Jn 14, 15-16.23-26

La experiencia de los primeros testigos de la fe nos hace ver que el amor de Dios, que en Jesús había manifestado toda su fuerza salvadora, sigue actuando en el corazón de la comunidad y en cada uno de los que siguen a Jesús. El mismo amor que existe entre Jesús y su Padre, y que constituye el ser mismo de Dios, se desborda –por así decir– y llega a nosotros como la nueva forma, misteriosa pero real, en que Cristo sigue haciéndose presente, continuando su obra en el mundo. A ese amor lo llamamos Espíritu Santo, tercera persona del Dios Trinidad, “amor que ha sido derramado en nuestros corazones” (Rom 5,5).

Jesús habló con insistencia del Espíritu Santo que él enviaría al volver a su Padre. Le llamó Paráclito –defensor y consolador– (Jn 14,16.25; 15,26; 16,7) y también Espíritu de la verdad (Jn 14,17; 15,26; 16,13), que asistirá a sus discípulos en los peligros y los llevará al conocimiento de la verdad plena, convirtiéndolos en “testigos” (15,27). Este Espíritu, que es amor, nos hace comprender y, sobre todo, recordar, es decir, conocer con el corazón todo lo que Jesús nos dijo.

Vivimos del recuerdo vivo de Jesús. El ser humano vive de lo que recuerda, de lo que guarda en su corazón. Por eso es importante la memoria: porque lo que no se recuerda, ya no existe. El Espíritu Santo mantiene en nosotros la memoria de Jesús, que es lo mismo que decir, mantiene a Cristo vivo, actuante en la vida de los que siguen sus enseñanzas. Por eso lo reconocemos en la fuerza interior que da dinamismo al mundo, que no ceja de empujar para que todo crezca y se multiplique la vida, que alienta todo el despliegue histórico en dirección del amor, la justicia, la paz y el bien en su plenitud.

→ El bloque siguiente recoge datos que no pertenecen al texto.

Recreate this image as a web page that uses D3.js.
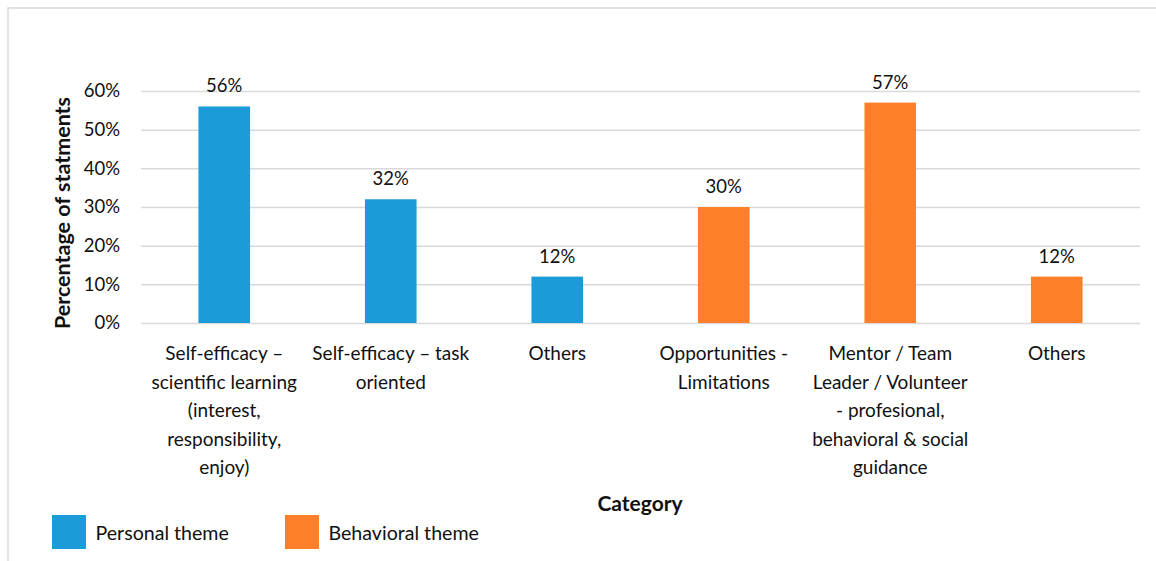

Según san Pablo, “los frutos del Espíritu son amor, alegría, paz, tolerancia, amabilidad, bondad, fe, mansedumbre y dominio de sí mismo” (Gal 5,22s). Así sabemos que es propio del Espíritu del Señor darnos paz, confianza, libertad y amor sincero; y que todo espíritu de inquietud, de división, de estrechez de miras y amargura no procede de él, sino de nuestra confusión interior o de la oscuridad del mundo.

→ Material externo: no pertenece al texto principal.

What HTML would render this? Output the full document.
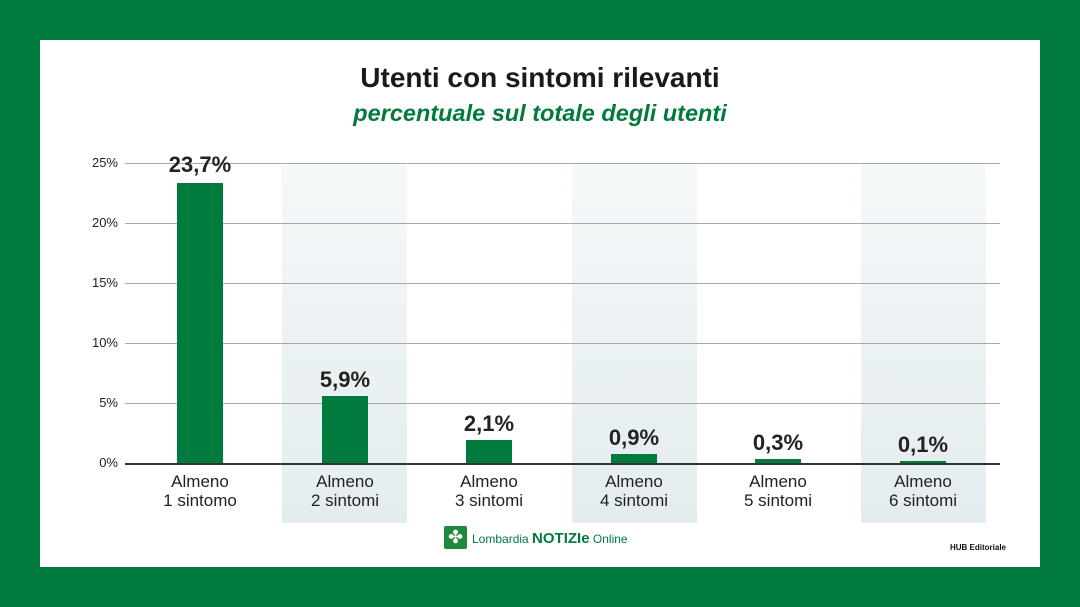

El Espíritu Santo es consolador: está con quien se siente solo y da fuerza para enfrentar la desolación, la sequedad y el sentimiento de impotencia. Espíritu de vida, nos hace crecer en fe, esperanza y amor, en el servicio generoso y en la oración; ordena nuestro interior y aleja de nosotros la confusión, la inclinación a cosas bajas, la desconfianza y el sentimiento de estar lejos de Dios.

Sabemos, por eso, que ni siquiera en los momentos de mayor soledad y abandono, estamos dejados de la mano de Dios; pues, aun cuando no lo sintamos, el Espíritu Santo grita en nosotros: Abba, Padre. Intercede por nosotros con gemidos inexpresables. Nos consagra a Cristo, graba en nosotros el sello del amor de Dios y nos da la garantía de la vida eterna. Actúa en lo íntimo de nosotros como anhelo insaciable de la felicidad propia del amor, como fuente de aguas vivas que brota en el corazón y salta hasta la vida eterna.

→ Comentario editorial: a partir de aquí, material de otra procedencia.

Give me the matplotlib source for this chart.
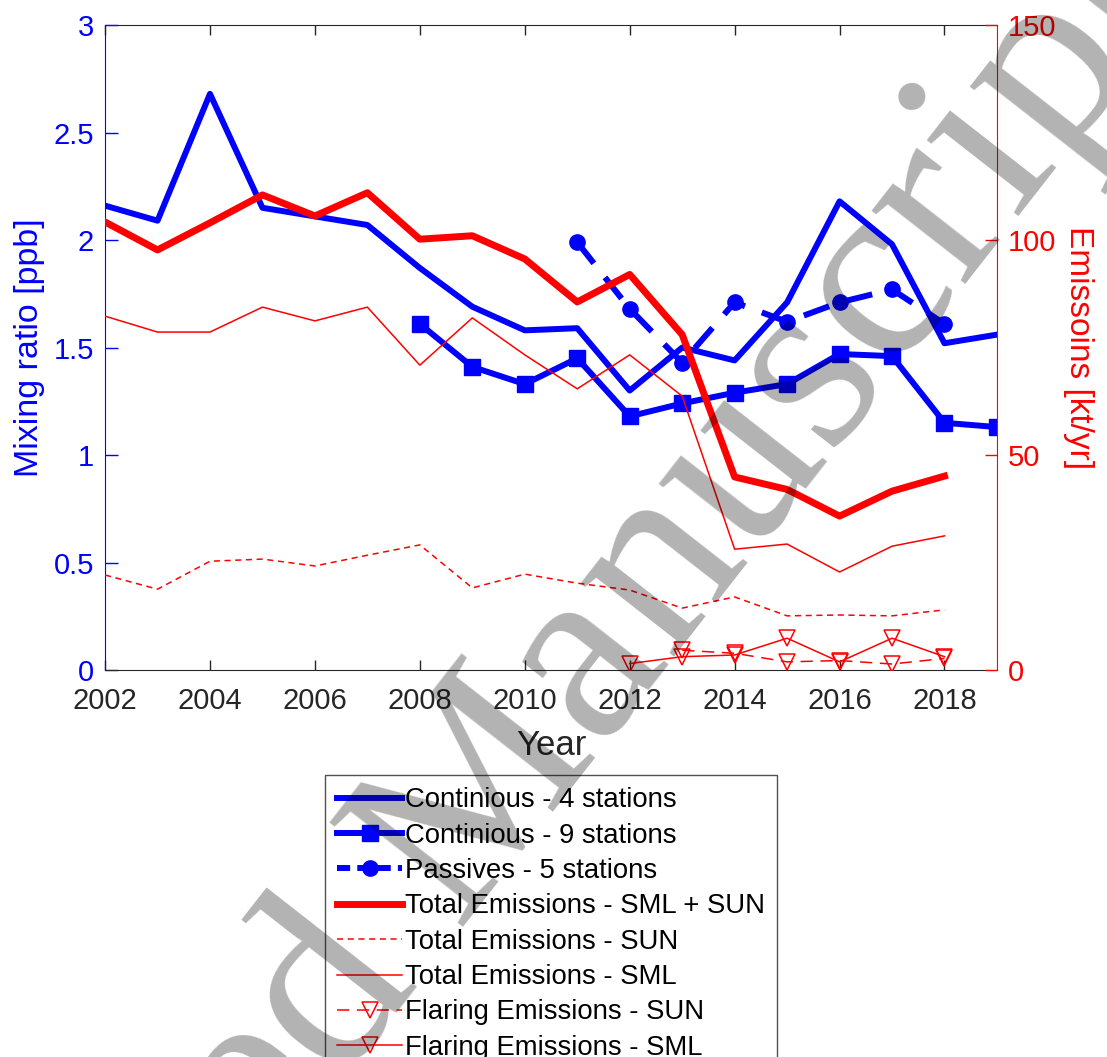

Por eso le pedimos desde el fondo del alma: Sí, ven Espíritu divino, llena los corazones de tus fieles y enciende en ellos el fuego de tu amor. Aclara nuestras mentes y afina nuestra capacidad espiritual para que sepamos discernir tus inspiraciones en nosotros mismos y en la historia que vivimos. Ven, huésped bueno del alma; danos tu luz, infunde calor y fervor a nuestra vida cristiana; haznos semejantes a Jesús.